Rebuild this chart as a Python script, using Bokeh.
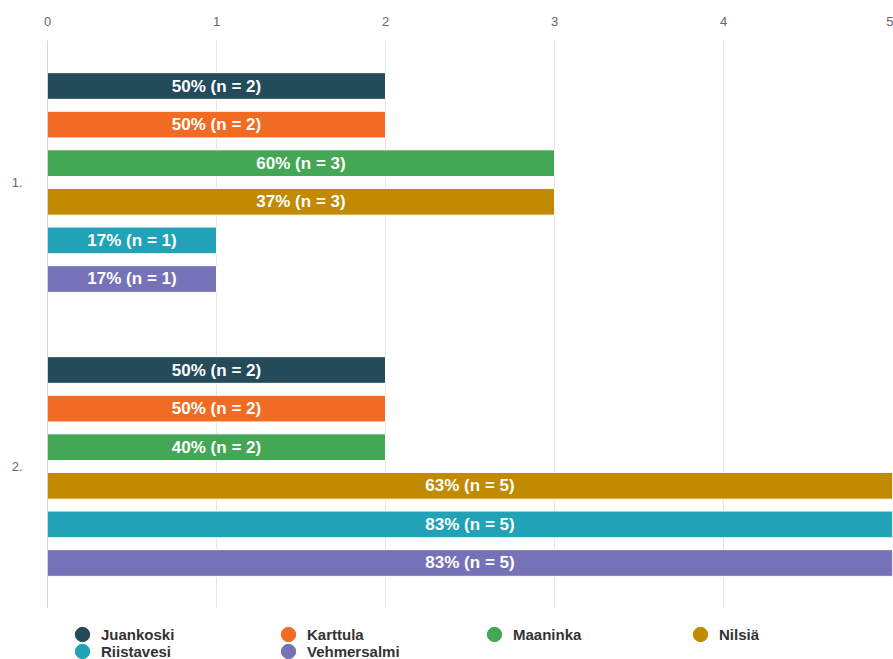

════════

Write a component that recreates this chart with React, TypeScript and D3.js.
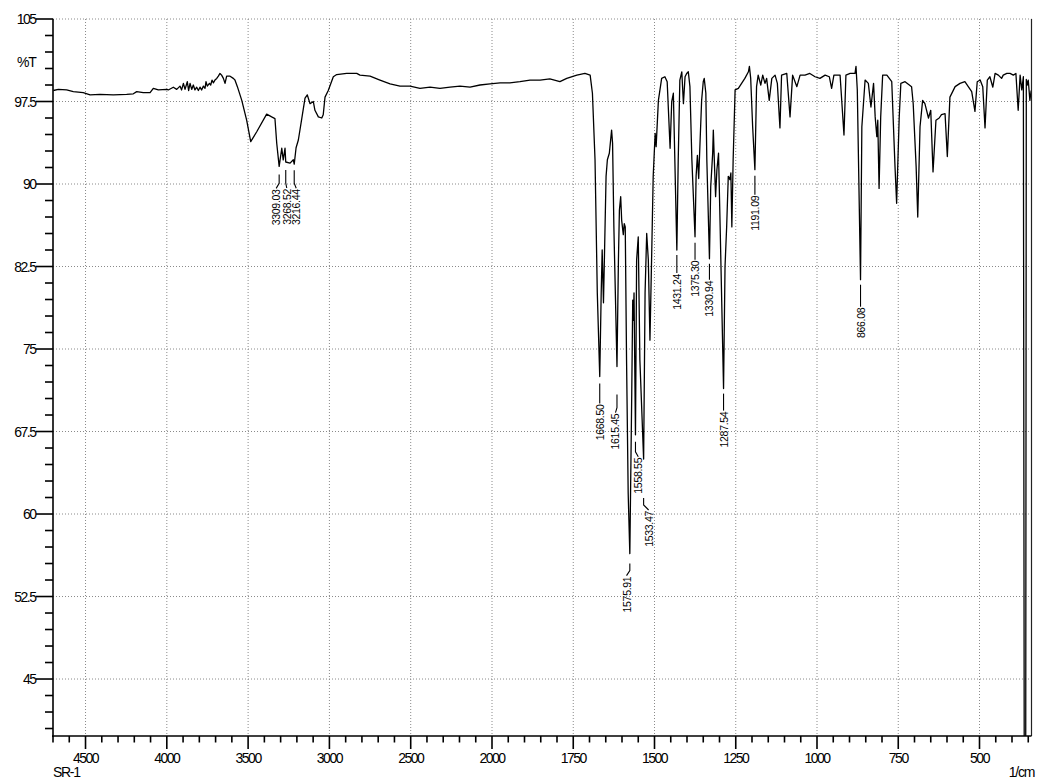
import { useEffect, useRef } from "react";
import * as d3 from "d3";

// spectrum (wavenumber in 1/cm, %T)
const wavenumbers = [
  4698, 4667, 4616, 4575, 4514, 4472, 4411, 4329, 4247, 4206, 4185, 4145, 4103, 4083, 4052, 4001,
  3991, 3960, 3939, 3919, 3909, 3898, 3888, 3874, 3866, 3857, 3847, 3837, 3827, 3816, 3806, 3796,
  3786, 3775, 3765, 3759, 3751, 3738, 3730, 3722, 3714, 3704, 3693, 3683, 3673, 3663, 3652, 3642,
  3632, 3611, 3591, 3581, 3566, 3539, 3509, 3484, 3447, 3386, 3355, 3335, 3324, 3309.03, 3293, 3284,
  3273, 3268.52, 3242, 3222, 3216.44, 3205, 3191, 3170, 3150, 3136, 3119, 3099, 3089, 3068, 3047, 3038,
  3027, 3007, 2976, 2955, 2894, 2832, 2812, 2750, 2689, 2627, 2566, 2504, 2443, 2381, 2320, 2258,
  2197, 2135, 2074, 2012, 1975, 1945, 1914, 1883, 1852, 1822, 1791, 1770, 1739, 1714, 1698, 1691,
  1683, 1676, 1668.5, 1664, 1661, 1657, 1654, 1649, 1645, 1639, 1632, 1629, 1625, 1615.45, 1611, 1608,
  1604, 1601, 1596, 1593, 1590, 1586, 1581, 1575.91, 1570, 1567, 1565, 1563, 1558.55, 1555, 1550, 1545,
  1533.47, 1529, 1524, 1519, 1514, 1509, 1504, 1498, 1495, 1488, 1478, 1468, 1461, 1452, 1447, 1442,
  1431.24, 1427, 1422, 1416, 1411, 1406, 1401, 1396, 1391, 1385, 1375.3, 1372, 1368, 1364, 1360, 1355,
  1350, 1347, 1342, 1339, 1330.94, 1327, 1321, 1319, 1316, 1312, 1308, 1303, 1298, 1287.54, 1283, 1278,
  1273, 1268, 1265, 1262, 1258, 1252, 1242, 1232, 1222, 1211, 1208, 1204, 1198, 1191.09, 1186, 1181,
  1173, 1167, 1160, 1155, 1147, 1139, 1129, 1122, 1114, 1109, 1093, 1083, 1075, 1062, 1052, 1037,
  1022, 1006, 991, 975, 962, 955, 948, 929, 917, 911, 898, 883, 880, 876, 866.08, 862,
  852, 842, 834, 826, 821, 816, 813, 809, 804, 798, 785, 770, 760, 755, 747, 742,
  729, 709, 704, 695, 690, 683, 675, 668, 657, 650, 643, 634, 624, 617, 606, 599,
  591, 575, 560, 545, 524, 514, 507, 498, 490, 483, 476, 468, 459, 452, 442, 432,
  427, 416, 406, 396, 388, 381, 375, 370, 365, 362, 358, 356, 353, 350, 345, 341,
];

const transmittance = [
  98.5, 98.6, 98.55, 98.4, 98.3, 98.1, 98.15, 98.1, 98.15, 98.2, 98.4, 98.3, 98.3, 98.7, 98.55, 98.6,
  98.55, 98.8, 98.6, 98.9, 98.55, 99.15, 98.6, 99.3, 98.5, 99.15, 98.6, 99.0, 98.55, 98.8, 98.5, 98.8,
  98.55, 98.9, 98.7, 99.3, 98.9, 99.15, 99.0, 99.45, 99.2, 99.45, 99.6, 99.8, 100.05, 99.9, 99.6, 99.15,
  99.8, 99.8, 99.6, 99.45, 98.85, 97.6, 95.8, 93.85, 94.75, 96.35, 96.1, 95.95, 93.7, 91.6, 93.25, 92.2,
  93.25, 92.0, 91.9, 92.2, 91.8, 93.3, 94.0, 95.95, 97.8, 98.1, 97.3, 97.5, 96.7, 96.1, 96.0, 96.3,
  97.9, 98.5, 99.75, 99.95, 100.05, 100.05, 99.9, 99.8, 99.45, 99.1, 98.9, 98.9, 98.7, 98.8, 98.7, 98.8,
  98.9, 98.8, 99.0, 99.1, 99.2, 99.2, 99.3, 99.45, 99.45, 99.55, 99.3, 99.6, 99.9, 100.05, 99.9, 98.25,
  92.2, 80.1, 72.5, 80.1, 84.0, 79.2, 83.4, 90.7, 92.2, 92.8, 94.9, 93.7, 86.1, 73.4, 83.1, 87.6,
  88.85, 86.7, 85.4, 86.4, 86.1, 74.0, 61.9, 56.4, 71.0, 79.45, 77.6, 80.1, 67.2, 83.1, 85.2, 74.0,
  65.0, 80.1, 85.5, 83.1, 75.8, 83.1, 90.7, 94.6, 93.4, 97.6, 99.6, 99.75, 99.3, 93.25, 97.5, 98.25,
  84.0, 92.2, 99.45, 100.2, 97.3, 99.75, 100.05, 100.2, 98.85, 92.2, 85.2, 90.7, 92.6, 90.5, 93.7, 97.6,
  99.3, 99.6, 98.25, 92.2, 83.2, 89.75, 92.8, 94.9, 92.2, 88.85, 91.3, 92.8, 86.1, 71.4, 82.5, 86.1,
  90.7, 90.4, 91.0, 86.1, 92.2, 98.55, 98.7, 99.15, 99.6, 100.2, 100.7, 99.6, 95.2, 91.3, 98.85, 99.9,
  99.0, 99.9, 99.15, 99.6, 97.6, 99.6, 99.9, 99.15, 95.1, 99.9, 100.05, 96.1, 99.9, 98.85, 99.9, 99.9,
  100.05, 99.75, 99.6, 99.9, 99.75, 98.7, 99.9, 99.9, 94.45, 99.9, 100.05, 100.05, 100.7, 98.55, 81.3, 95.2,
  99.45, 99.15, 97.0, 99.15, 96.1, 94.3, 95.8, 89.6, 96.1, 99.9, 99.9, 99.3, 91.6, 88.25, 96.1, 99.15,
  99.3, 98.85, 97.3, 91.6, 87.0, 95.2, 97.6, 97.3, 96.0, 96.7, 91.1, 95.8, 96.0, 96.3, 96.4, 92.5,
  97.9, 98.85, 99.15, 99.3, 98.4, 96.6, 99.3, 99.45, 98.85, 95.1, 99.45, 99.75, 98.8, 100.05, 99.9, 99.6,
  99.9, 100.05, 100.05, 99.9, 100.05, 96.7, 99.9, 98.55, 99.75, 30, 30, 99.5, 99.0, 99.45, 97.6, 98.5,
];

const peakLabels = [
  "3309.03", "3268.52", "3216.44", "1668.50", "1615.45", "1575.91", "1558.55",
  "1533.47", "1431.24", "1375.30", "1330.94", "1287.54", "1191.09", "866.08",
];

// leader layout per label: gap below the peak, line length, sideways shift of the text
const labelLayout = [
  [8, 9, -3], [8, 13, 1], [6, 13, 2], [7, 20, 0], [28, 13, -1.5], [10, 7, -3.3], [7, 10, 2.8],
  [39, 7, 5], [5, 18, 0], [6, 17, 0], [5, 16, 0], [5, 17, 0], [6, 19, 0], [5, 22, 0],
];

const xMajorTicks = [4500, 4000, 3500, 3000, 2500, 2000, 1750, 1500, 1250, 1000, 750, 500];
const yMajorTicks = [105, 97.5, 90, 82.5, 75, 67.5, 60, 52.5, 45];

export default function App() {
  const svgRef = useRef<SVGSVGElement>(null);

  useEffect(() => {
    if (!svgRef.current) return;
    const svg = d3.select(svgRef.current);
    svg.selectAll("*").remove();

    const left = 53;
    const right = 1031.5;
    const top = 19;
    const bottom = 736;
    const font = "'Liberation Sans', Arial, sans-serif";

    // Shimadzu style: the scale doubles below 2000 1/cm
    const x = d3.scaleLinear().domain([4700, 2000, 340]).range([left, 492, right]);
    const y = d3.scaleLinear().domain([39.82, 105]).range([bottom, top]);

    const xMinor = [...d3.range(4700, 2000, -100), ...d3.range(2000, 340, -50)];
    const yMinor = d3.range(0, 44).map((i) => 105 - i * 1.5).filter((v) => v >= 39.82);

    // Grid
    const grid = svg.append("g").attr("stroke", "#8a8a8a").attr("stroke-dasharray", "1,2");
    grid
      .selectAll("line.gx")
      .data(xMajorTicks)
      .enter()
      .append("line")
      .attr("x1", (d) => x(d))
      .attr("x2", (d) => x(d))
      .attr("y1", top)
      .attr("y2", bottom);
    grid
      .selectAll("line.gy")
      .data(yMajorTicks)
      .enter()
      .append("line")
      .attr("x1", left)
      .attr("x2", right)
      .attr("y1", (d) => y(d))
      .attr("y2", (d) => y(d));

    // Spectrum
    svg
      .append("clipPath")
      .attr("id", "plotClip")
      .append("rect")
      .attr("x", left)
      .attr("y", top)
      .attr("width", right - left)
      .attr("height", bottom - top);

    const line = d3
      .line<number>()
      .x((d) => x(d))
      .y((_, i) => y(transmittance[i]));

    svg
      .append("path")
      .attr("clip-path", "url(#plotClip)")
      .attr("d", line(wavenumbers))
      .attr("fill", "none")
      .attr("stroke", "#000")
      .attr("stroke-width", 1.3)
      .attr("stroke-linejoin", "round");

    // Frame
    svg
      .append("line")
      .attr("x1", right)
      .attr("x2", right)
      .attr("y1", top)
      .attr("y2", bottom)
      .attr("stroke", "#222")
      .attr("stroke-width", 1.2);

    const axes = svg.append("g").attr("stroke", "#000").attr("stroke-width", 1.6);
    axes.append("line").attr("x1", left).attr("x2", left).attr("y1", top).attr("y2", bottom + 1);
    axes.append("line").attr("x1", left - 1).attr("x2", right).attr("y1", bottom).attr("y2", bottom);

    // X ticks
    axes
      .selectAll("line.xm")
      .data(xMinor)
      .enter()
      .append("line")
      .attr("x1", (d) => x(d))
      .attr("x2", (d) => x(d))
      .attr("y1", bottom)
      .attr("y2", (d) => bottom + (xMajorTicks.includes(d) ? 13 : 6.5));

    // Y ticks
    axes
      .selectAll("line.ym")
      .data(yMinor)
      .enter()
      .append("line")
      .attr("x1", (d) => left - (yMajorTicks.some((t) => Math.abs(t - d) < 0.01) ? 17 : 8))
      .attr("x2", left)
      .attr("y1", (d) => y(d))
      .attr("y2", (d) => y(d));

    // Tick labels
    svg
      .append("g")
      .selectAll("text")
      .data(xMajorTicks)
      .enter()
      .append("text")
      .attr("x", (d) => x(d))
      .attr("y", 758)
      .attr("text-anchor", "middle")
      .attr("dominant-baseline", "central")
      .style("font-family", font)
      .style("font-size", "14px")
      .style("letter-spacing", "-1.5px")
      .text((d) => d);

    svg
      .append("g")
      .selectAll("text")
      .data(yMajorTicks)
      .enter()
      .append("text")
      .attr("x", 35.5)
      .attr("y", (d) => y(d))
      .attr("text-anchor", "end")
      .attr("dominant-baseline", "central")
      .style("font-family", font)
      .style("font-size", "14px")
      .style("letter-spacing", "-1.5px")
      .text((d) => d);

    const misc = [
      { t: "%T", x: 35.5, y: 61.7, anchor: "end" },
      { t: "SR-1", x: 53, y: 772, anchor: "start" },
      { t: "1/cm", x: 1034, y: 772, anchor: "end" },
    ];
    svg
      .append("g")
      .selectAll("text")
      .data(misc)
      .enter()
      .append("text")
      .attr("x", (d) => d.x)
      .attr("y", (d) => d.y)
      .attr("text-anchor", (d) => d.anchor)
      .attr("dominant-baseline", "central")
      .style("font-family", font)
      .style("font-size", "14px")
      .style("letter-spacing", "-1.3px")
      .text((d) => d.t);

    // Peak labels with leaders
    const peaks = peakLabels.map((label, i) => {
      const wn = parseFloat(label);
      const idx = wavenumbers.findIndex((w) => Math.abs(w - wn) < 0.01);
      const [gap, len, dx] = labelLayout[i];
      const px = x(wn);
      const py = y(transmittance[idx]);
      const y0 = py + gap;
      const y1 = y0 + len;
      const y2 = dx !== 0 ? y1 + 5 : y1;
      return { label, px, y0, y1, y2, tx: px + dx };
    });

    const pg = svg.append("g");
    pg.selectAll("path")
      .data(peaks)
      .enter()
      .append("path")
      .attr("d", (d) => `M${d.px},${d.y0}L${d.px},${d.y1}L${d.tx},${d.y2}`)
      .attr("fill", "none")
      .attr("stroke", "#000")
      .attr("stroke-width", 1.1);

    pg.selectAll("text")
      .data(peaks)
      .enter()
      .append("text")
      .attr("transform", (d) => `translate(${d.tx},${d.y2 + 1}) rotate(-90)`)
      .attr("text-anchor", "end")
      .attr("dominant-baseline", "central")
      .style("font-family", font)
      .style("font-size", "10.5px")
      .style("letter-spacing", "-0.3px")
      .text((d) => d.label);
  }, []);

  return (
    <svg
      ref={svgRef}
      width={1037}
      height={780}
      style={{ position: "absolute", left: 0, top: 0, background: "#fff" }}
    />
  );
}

════════

WRITTEN PROBLEM: Repeat, word for word, the lines of the material above from the one holding "Write a component" through the one holding "import * as". Leave out pictures.

CORRECT RESULT:
Write a component that recreates this chart with React, TypeScript and D3.js.
import { useEffect, useRef } from "react";
import * as d3 from "d3";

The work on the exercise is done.